Après six mois de détention classique au cours desquels il participe à certaines activités, et alors que l'incidentologie concernant ce détenu a diminué de façon très conséquente et durable, il demande un poste d'auxiliaire sport, puisque c'est le sport qui semble le stabiliser. Le droit pénitentiaire nous interdit de motiver un refus de classement à une activité ou à un travail au seul motif qu'un détenu est un terroriste islamiste radical : il doit y avoir d'autres motivations pour justifier un refus de travail. En application de cette procédure, il est donc classé au travail et gagne entre 200 et 300 euros par mois – c'est l'un des emplois les moins rémunérés. Son travail n'a pas donné lieu à une quelconque remarque.

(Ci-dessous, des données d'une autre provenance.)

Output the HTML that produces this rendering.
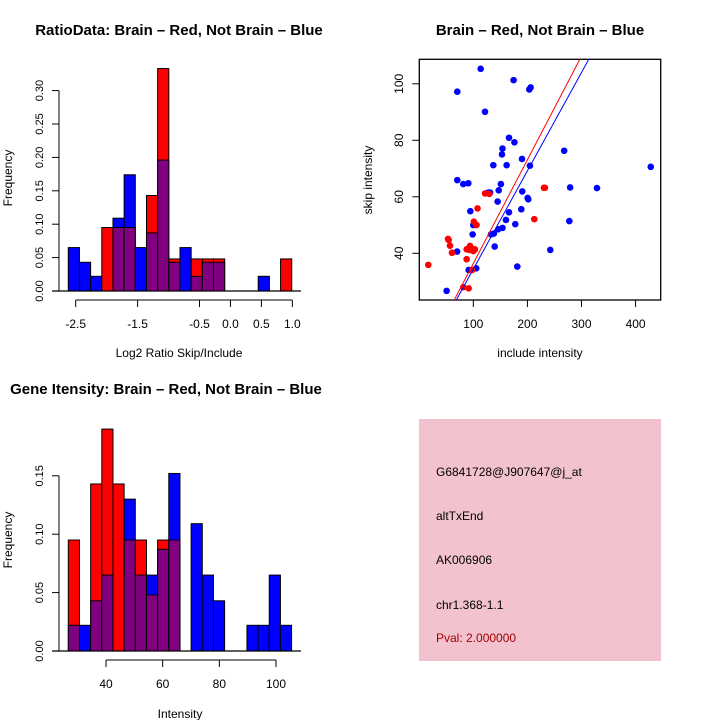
<!DOCTYPE html>
<html><head><meta charset="utf-8"><style>
body{margin:0;background:#fff}
svg{display:block;font-family:"Liberation Sans",sans-serif}
</style></head><body>
<svg id="c" width="720" height="720" xmlns="http://www.w3.org/2000/svg">
<rect width="720" height="720" fill="#fff"/>
<g id="g1"></g>
<g id="g2"></g>
<g id="g3"></g>
<g id="g4">
<rect x="419" y="419" width="242" height="242" fill="#f2c2ce"/>
<text x="436" y="476" font-size="12">G6841728@J907647@j_at</text>
<text x="436" y="520" font-size="12">altTxEnd</text>
<text x="436" y="564" font-size="12">AK006906</text>
<text x="436" y="609" font-size="12">chr1.368-1.1</text>
<text x="436" y="642" font-size="12" fill="#a00000">Pval: 2.000000</text>
</g>
</svg>
<script>
// Ratio histogram data
const ratioBlue = [0.065,0.043,0.022,0,0.109,0.174,0.065,0.087,0.196,0.043,0.065,0.022,0.043,0.043,0,0,0,0.022,0,0];
const ratioRed  = [0,0,0,0.095,0.095,0.095,0,0.143,0.333,0.048,0,0.048,0.048,0.048,0,0,0,0,0,0.048];
const ratioXTicks = [-2.5,-1.5,-0.5,0.0,0.5,1.0];
const ratioXTickLabels = ["-2.5","-1.5","-0.5","0.0","0.5","1.0"];
const ratioYTicks = [0,0.05,0.10,0.15,0.20,0.25,0.30];
const ratioYTickLabels = ["0.00","0.05","0.10","0.15","0.20","0.25","0.30"];
const ratioBinStart = -2.62, ratioBinWidth = 0.1805;
// Gene intensity histogram data
const intBlue = [0.022,0.022,0.043,0.065,0,0.130,0.065,0.065,0.087,0.152,0,0.109,0.065,0.043,0,0,0.022,0.022,0.065,0.022];
const intRed  = [0.095,0,0.143,0.190,0.143,0.095,0.095,0.048,0.095,0.095,0,0,0,0,0,0,0,0,0,0];
const intXTicks = [40,60,80,100];
const intYTicks = [0,0.05,0.10,0.15];
const intYTickLabels = ["0.00","0.05","0.10","0.15"];
const intBinStart = 26.7, intBinWidth = 3.94;
// Scatter data
const blueX = [113.6,174.5,203.5,206,70.4,121.6,166,176,154,268,153,190,137,161.6,204.7,428,70.4,81.5,90.8,151,127.7,131,147,279,328.6,190.5,200.4,201.6,145,94.5,188.7,166,160.4,177.6,277.5,100,154,146,138,132.7,98.8,139.5,242.3,70,105.5,91.4,181.3,50.7];
const blueY = [105.3,101.3,98.0,98.7,97.2,90.1,80.9,79.3,77.1,76.3,75.0,73.4,71.2,71.2,71,70.6,65.9,64.5,64.8,64.5,61.5,61.5,62.3,63.3,63.1,61.9,59.6,59.1,58.3,54.9,55.6,54.5,51.8,50.3,51.4,50,49,48.5,47,46.7,46.7,42.4,41.2,40.6,34.7,34.1,35.3,26.7];
const redX = [16.8,53.2,54.5,56.9,60.6,87.7,87.7,93.9,92.6,103,101,106,107.8,121.6,129.6,212.7,230.6,232.4,81.5,91.4,98.2,96,100];
const redY = [35.9,45.1,44.7,42.7,40.2,37.9,41.4,42.6,41.2,41.4,51.2,50,55.9,61.2,61,52.1,63.2,63.2,28,27.6,34.1,41.8,40.8];
const fitSlope = [0.367,0.348];
const fitIntercept = [-0.3,-0.4];
const fitColor = ["#ff0000","#0000ff"];
const scXTicks = [100,200,300,400];
const scYTicks = [40,60,80,100];

const NS="http://www.w3.org/2000/svg";
function mk(parent,tag,attrs){const e=document.createElementNS(NS,tag);for(const k in attrs)e.setAttribute(k,attrs[k]);parent.appendChild(e);return e;}
function txt(parent,x,y,s,size,extra){const t=mk(parent,'text',Object.assign({x:x,y:y,'font-size':size,'text-anchor':'middle'},extra||{}));t.textContent=s;return t;}

function hist(g,o){
  const X=v=>o.x0+(v-o.dx0)*o.xs, Y=v=>o.base-v*o.ys;
  for(let i=0;i<o.blue.length;i++){
    const l=X(o.binStart+i*o.binW), w=o.binW*o.xs, b=o.blue[i], r=o.red[i];
    const hi=Math.max(b,r), lo=Math.min(b,r);
    if(hi>0){const e=mk(g,'rect',{x:l,y:Y(hi),width:w,height:hi*o.ys,fill:b>=r?'#0000ff':'#ff0000',stroke:'#000','stroke-width':1});
      
      }
    if(lo>0){const e=mk(g,'rect',{x:l,y:Y(lo),width:w,height:lo*o.ys,fill:'#800080',stroke:'#000','stroke-width':1});
      
      }
  }
  mk(g,'line',{x1:52,x2:301,y1:o.base,y2:o.base,stroke:'#000','stroke-width':1.3});
  const ya=mk(g,'g',{});
  
  
  mk(ya,'line',{x1:59,x2:59,y1:Y(o.yt[0]),y2:Y(o.yt[o.yt.length-1]),stroke:'#000'});
  o.yt.forEach((v,i)=>{mk(ya,'line',{x1:52,x2:59,y1:Y(v),y2:Y(v),stroke:'#000'});
    txt(ya,0,0,o.ytl[i],11,{transform:`translate(43,${Y(v)}) rotate(-90)`});});
  const xa=mk(g,'g',{});
  
  
  mk(xa,'line',{x1:X(o.xt[0]),x2:X(o.xt[o.xt.length-1]),y1:o.axY,y2:o.axY,stroke:'#000'});
  o.xt.forEach((v,i)=>{mk(xa,'line',{x1:X(v),x2:X(v),y1:o.axY,y2:o.axY+7,stroke:'#000'});
    txt(xa,X(v),o.axY+28,o.xtl[i],12);});
}

const g1=document.getElementById('g1');
hist(g1,{blue:ratioBlue,red:ratioRed,binStart:ratioBinStart,binW:ratioBinWidth,x0:75.7,dx0:-2.5,xs:61.9,base:291,ys:668,
  yt:ratioYTicks,ytl:ratioYTickLabels,xt:ratioXTicks,xtl:ratioXTickLabels,axY:300});
txt(g1,179,35,'RatioData: Brain \u2013 Red, Not Brain \u2013 Blue',15,{'font-weight':'bold'});
txt(g1,179,357,'Log2 Ratio Skip/Include',12);
txt(g1,0,0,'Frequency',12,{transform:'translate(12,178) rotate(-90)'});

const g3=document.getElementById('g3');
hist(g3,{blue:intBlue,red:intRed,binStart:intBinStart,binW:intBinWidth,x0:106,dx0:40,xs:2.8333,base:651,ys:1168,
  yt:intYTicks,ytl:intYTickLabels,xt:intXTicks,xtl:intXTicks.map(String),axY:660});
txt(g3,166,394,'Gene Itensity: Brain \u2013 Red, Not Brain \u2013 Blue',15,{'font-weight':'bold'});
txt(g3,180,718,'Intensity',12);
txt(g3,0,0,'Frequency',12,{transform:'translate(12,540) rotate(-90)'});

// scatter
const g2=document.getElementById('g2');
const SX=v=>473.3+(v-100)*0.541, SY=v=>253.3-(v-40)*2.825;
const L=419.3,R=660.7,T=59.3,B=300;
const cp=mk(g2,'clipPath',{id:'clp'});
mk(cp,'rect',{x:L,y:T,width:R-L,height:B-T});
const frame=mk(g2,'rect',{x:L,y:T,width:R-L,height:B-T,fill:'none',stroke:'#000','stroke-width':1.3});


scXTicks.forEach(v=>{mk(g2,'line',{x1:SX(v),x2:SX(v),y1:B,y2:B+7,stroke:'#000'});txt(g2,SX(v),B+28,String(v),12);});
scYTicks.forEach(v=>{mk(g2,'line',{x1:L-7,x2:L,y1:SY(v),y2:SY(v),stroke:'#000'});txt(g2,0,0,String(v),12,{transform:`translate(403,${SY(v)}) rotate(-90)`});});
const pts=mk(g2,'g',{'clip-path':'url(#clp)'});
blueX.forEach((x,i)=>{const c=mk(pts,'circle',{cx:SX(x),cy:SY(blueY[i]),r:3.3,fill:'#0000ff'});
  
  });
redX.forEach((x,i)=>{const c=mk(pts,'circle',{cx:SX(x),cy:SY(redY[i]),r:3.3,fill:'#ff0000'});
  
  });
fitSlope.forEach((m,i)=>{const x1=0,x2=450;const l=mk(pts,'line',{x1:SX(x1),y1:SY(fitIntercept[i]+m*x1),x2:SX(x2),y2:SY(fitIntercept[i]+m*x2),stroke:fitColor[i],'stroke-width':1});
  
  });
txt(g2,540,35,'Brain \u2013 Red, Not Brain \u2013 Blue',15,{'font-weight':'bold'});
txt(g2,540,357,'include intensity',12);
txt(g2,0,0,'skip intensity',12,{transform:'translate(372,180) rotate(-90)'});
</script>
</body></html>
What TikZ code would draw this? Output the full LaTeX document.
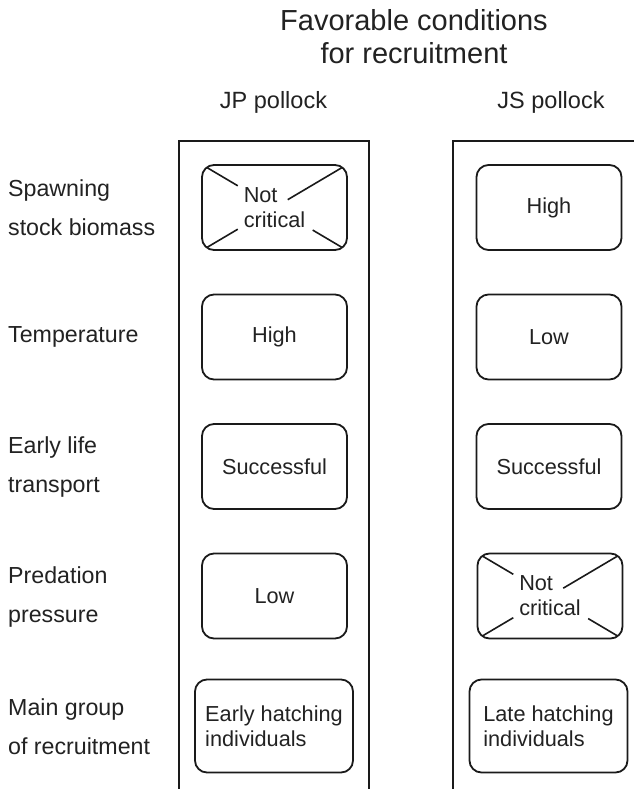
\documentclass[tikz,border=0pt]{standalone}
\usepackage{fontspec}
\setmainfont{Liberation Sans}
\usetikzlibrary{calc}
\definecolor{ink}{HTML}{222222}
\definecolor{edge}{HTML}{1A1A1A}
\begin{document}
\begin{tikzpicture}[x=1pt,y=-1pt,
  cell/.style={draw=edge,line width=1.8pt,rounded corners=12pt,
    minimum width=145pt,minimum height=85pt,inner sep=0pt,align=center,
    text=ink,font=\fontsize{21.7}{25}\selectfont},
  wide/.style={cell,minimum width=158pt,minimum height=93pt,align=left},
  rowlabel/.style={anchor=west,inner sep=0pt,align=left,text=ink,
    font=\fontsize{23.2}{39}\selectfont},
  head/.style={inner sep=0pt,text=ink,font=\fontsize{23.5}{26}\selectfont,anchor=base},
  frame/.style={draw=edge,line width=1.8pt},
  cross/.style={draw=edge,line width=1.6pt}]

\fill[white] (0,0) rectangle (634,789);
\useasboundingbox (0,0) rectangle (634,789);

% heading
\node[inner sep=0pt,anchor=north,align=center,text=ink,
  font=\fontsize{29}{33}\selectfont] (title) at (414,9)
  {Favorable conditions\\for recruitment};
\node[head] (jp) at (273.5,109) {JP pollock};
\node[head] (js) at (551,109) {JS pollock};

% column frames (open at the bottom)
\draw[frame] (179,789) -- (179,141) -- (369,141) -- (369,789);
\draw[frame] (453,789) -- (453,141) -- (634,141);

% row labels
\node[rowlabel] (l1) at (8,207.5) {Spawning\\stock biomass};
\node[rowlabel] (l2) at (8,337) {Temperature};
\node[rowlabel] (l3) at (8,467) {Early life\\transport};
\node[rowlabel] (l4) at (8,597) {Predation\\pressure};
\node[rowlabel] (l5) at (8,727) {Main group\\of recruitment};

% JP pollock column
\node[cell,align=left] (jp1) at (274.5,207.5) {Not\\critical};
\node[cell] (jp2) at (274.5,337) {High};
\node[cell] (jp3) at (274.5,466.5) {Successful};
\node[cell] (jp4) at (274.5,596) {Low};
\node[wide] (jp5) at (274,726) {Early hatching\\individuals};

% JS pollock column
\node[cell] (js1) at (549,207.5) {High};
\node[cell] (js2) at (549,337) {Low};
\node[cell] (js3) at (549,466.5) {Successful};
\node[cell,align=left] (js4) at (550,596) {Not\\critical};
\node[wide] (js5) at (548.5,726) {Late hatching\\individuals};

% crossed-out cells
\foreach \b in {jp1,js4}{
  \draw[cross] ($(\b.north west)!0.04!(\b.south east)$) -- ($(\b.north west)!0.25!(\b.south east)$);
  \draw[cross] ($(\b.north east)!0.04!(\b.south west)$) -- ($(\b.north east)!0.41!(\b.south west)$);
  \draw[cross] ($(\b.south west)!0.04!(\b.north east)$) -- ($(\b.south west)!0.25!(\b.north east)$);
  \draw[cross] ($(\b.south east)!0.04!(\b.north west)$) -- ($(\b.south east)!0.24!(\b.north west)$);
}
\end{tikzpicture}
\end{document}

Enfin, les remontées d'informations des surveillants d'Arles concernant ces deux détenus, qui étaient quasi quotidiennes, ne font pas état d'altercations entre eux. Voilà ce que je peux indiquer concernant l'affaire du blasphème ; les directeurs d'Arles pourront vous en dire plus et les deux enquêtes en cours permettront, je l'espère, d'aller au-delà.